Вольготно водочкой с икоркой на столе
При корифее торговали.
С подначкой, с шуточкой, у каждого портфель,
Откушали — я сто, он двести —
И в пригородный! Пусть шумит себе метель,
Мы будем через час на месте.
Но что с ним? Оборвал свой смех. Взгляд напряжён.
Смотрю туда же: грязь, окурки,
Две тётки на скамье, а третий — кто же он?
Очки. Треух. Тулупчик. Бурки.
«А в тамбуре — второй. Сейчас меня возьмут».
Застывший взгляд и дробный шёпот.
О, долгий ужас тех мистических минут,
О, их бессмысленность и опыт!
Мы в Переделкине сошли. Сошёл и тот.
А некто в форменной тужурке:
«Где будет Лукино?» — «Вон там». — И поворот.
И я оглядываюсь: бурки!
Оставили шоссе. Свернули в Лукино.
Проулками до дачи.
Безлюдно и черно. Чуть светится окно.
Есть водка. Будет чай горячий.
Волнуются жена и дети. Впятером
Ждём час и два. Ну, слава Богу,
Ошибка: не пришли! И он, дыша теплом,
В себя приходит понемногу
И улыбается: «Начальника признать
Легко, а бурки — признак первый».
А Катя: «Коленька, могу тебя понять,
В вагоне разыгрались нервы».
Я знаю, что собрат зверей, растений, птиц,
Боялся он до дней конечных
Волков-опричников, волков-самоубийц,
Волчиных мастеров заплечных…
(Из поэмы «Вячеславу. Жизнь Переделкинская»)

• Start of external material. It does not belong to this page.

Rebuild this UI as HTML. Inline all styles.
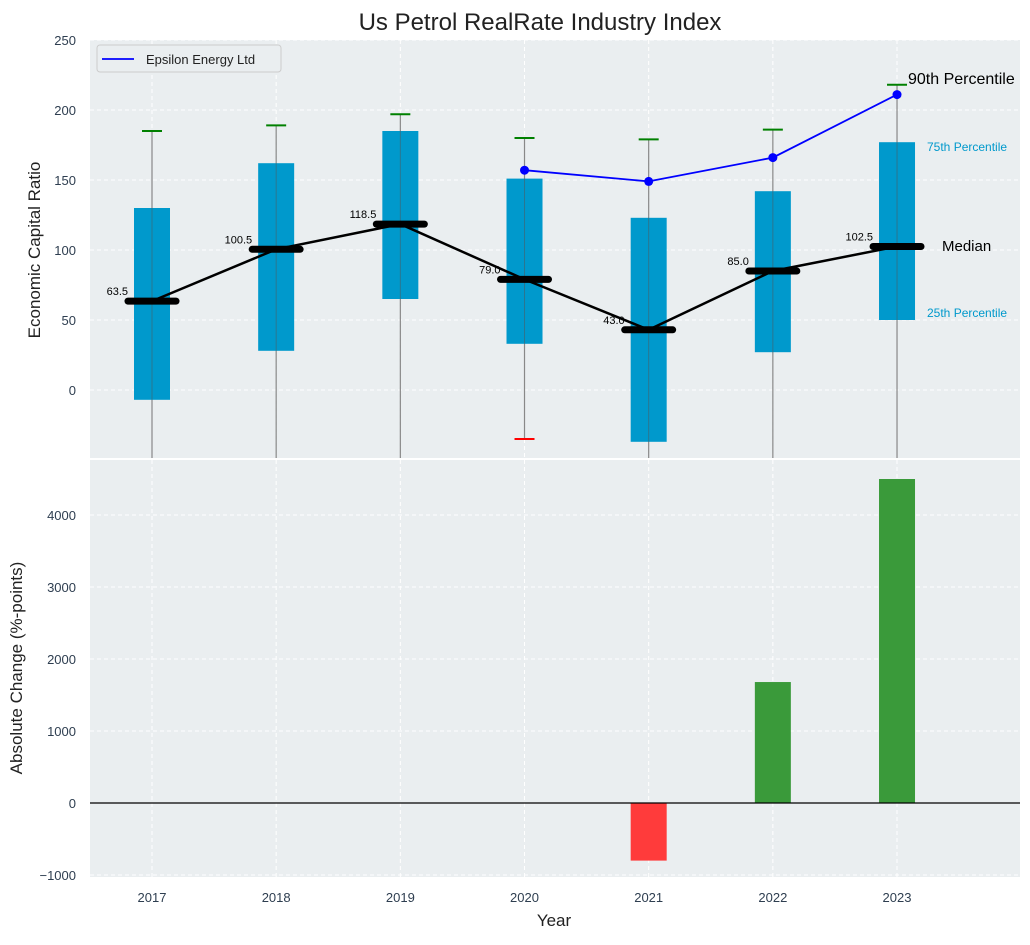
<!DOCTYPE html>
<html><head><meta charset="utf-8"><style>
body{margin:0;background:#fff;font-family:"Liberation Sans",sans-serif}
</style></head><body>
<svg id="c" width="1030" height="940" xmlns="http://www.w3.org/2000/svg" font-family="Liberation Sans, sans-serif"></svg>
<script>
const years=[2017,2018,2019,2020,2021,2022,2023];
const q1=[-7,28,65,33,-37,27,50];
const q3=[130,162,185,151,123,142,177];
const wTop=[185,189,197,180,179,186,218];
const wLow=[-60,-60,-60,-35,-60,-60,-60];
const medians=[63.5,100.5,118.5,79.0,43.0,85.0,102.5];
const epsYears=[2020,2021,2022,2023];
const epsVals=[157,149,166,211];
const changes=[0,0,0,0,-800,1680,4500];
const topTicks=[0,50,100,150,200,250];
const botTicks=[-1000,0,1000,2000,3000,4000];

const svg=document.getElementById('c');const NS='http://www.w3.org/2000/svg';
function el(t,a,p){const e=document.createElementNS(NS,t);for(const k in a)e.setAttribute(k,a[k]);(p||svg).appendChild(e);return e;}
const L=90,R=1020,T1=40,B1=458,T2=460,B2=877;
const x=v=>152+(v-2017)*124.17;
const y1=v=>390-v*1.4;
const y2=v=>803-v*0.072;
el('rect',{x:L,y:T1,width:R-L,height:B1-T1,fill:'#eaeef0',});
el('rect',{x:L,y:T2,width:R-L,height:B2-T2,fill:'#eaeef0',});
const g1=el('g',{});
years.forEach(yr=>{[ [T1,B1],[T2,B2] ].forEach(r=>{const l=el('line',{x1:x(yr),x2:x(yr),y1:r[0],y2:r[1],stroke:'#fff','stroke-dasharray':'4,3','stroke-width':1});});
 const t=el('text',{x:x(yr),y:902,'font-size':13,fill:'#2e3e50','text-anchor':'middle'});t.textContent=yr;});
topTicks.forEach(v=>{const l=el('line',{x1:L,x2:R,y1:y1(v),y2:y1(v),stroke:'#fff','stroke-dasharray':'4,3'});
 const t=el('text',{x:76,y:y1(v)+5,'font-size':13,fill:'#2e3e50','text-anchor':'end'});t.textContent=v;});
botTicks.forEach(v=>{const l=el('line',{x1:L,x2:R,y1:y2(v),y2:y2(v),stroke:'#fff','stroke-dasharray':'4,3'});
 const t=el('text',{x:76,y:y2(v)+5,'font-size':13,fill:'#2e3e50','text-anchor':'end'});t.textContent=v<0?'\u2212'+(-v):v;});
const clip=el('clipPath',{id:'cp'});el('rect',{x:L,y:T1,width:R-L,height:B1-T1},clip);
const gb=el('g',{'clip-path':'url(#cp)'});
years.forEach((yr,i)=>{const cx=x(yr);
 let l=el('line',{x1:cx,x2:cx,y1:y1(wTop[i]),y2:y1(wLow[i]),stroke:'#888','stroke-width':1.2},gb);
 let b=el('rect',{x:cx-18,y:y1(q3[i]),width:36,height:y1(q1[i])-y1(q3[i]),fill:'#0099cc'},gb);
 el('line',{x1:cx,x2:cx,y1:y1(q3[i]),y2:y1(q1[i]),stroke:'#555','stroke-width':1,opacity:0.5},gb);
 let c=el('line',{x1:cx-10,x2:cx+10,y1:y1(wTop[i]),y2:y1(wTop[i]),stroke:'green','stroke-width':2},gb);
 if(wLow[i]>-48){c=el('line',{x1:cx-10,x2:cx+10,y1:y1(wLow[i]),y2:y1(wLow[i]),stroke:'red','stroke-width':2},gb);}
});
let pts=years.map((yr,i)=>x(yr)+','+y1(medians[i])).join(' ');
let ml=el('polyline',{points:pts,fill:'none',stroke:'#000','stroke-width':2.5});
years.forEach((yr,i)=>{const cx=x(yr),cy=y1(medians[i]);
 let m=el('line',{x1:cx-24,x2:cx+24,y1:cy,y2:cy,stroke:'#000','stroke-width':7,'stroke-linecap':'round'});
 let t=el('text',{x:cx-24,y:cy-6,'font-size':11,fill:'#000','text-anchor':'end'});t.textContent=medians[i].toFixed(1);});
let ep=el('polyline',{points:epsYears.map((yr,i)=>x(yr)+','+y1(epsVals[i])).join(' '),fill:'none',stroke:'blue','stroke-width':1.8});
epsYears.forEach((yr,i)=>{let d=el('circle',{cx:x(yr),cy:y1(epsVals[i]),r:4.5,fill:'blue'});});
years.forEach((yr,i)=>{if(!changes[i])return;const v=changes[i];
 let b=el('rect',{x:x(yr)-18,y:Math.min(y2(v),y2(0)),width:36,height:Math.abs(y2(v)-y2(0)),fill:v<0?'#ff3b3b':'#3a9a3a'});});
el('line',{x1:L,x2:R,y1:y2(0),y2:y2(0),stroke:'#000','stroke-width':1.2,});
</script>
<svg width="1030" height="940" style="position:absolute;left:0;top:0" font-family="Liberation Sans, sans-serif">
<text x="540" y="30" font-size="24" text-anchor="middle" fill="#222">Us Petrol RealRate Industry Index</text>
<text x="40" y="250" font-size="17" text-anchor="middle" fill="#222" transform="rotate(-90 40 250)">Economic Capital Ratio</text>
<text x="22" y="668" font-size="17" text-anchor="middle" fill="#222" transform="rotate(-90 22 668)">Absolute Change (%-points)</text>
<text x="554" y="926" font-size="17" text-anchor="middle" fill="#222">Year</text>
<g><rect x="97" y="45" width="184" height="27" rx="3" fill="#eaeef0" stroke="#ccc"/><line x1="102" y1="59" x2="134" y2="59" stroke="blue" stroke-width="1.8"/><text x="146" y="64" font-size="13" fill="#222">Epsilon Energy Ltd</text></g>
<text x="908" y="84" font-size="16" fill="#000">90th Percentile</text>
<text x="927" y="151" font-size="12" fill="#0099cc">75th Percentile</text>
<text x="942" y="251" font-size="15" fill="#000">Median</text>
<text x="927" y="317" font-size="12" fill="#0099cc">25th Percentile</text>
</svg>
</body></html>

В этом добросовестном изложении есть неточность: в Караганде Заболоцкий был уже не лагерником, а полусвободным. И ещё: боялся ли он «до дней конечных»?.. Совершенно очевидно: до 1956 года, до XX съезда партии, поэт весьма опасался угодить в повторники — то есть снова стать зэком. Эта угроза была вполне реальна. Недаром, принимая в Переделкине старого друга И. С. Сусанина, Заболоцкий условился с ним больше не встречаться: зачем дразнить гусей? Ведь за обоими наверняка следят. А вот как зададутся важным вопросом: о чём это там шушукаются два бывших «врага народа», что замышляют? Да что товарищ по лагерю!.. Даже с родным братом Алексеем не захотел личной встречи. Помогать помогал младшему брату, попавшему к немцам в плен, а потом, уже на родине, отмотавшему за это десять лет лагерей, — а принимать у себя дома в Переделкине отказался. Бережёного Бог-то поберёг — но братья-то ведь больше так и не увиделись…
Есть свидетельства, что приступы даже не страха — но ужаса — порой охватывали Заболоцкого помимо воли и самообладания. Так, Наталия Роскина вспоминает, как ужаснулся поэт, когда она в декабре 1956 года в Доме творчества при посторонних раздражённо ответила одной даме: «Я человек не простой и не советский». По этому поводу Заболоцкий закатил ей целую сцену: так-де выражаться ни в коем случае нельзя. Роскина уточняет: она вовсе не считала Николая Алексеевича мелким трусом: «Напротив, я думаю, что весь кошмар нашей жизни заключается не в том, что боятся трусы, а в том, что боятся храбрые».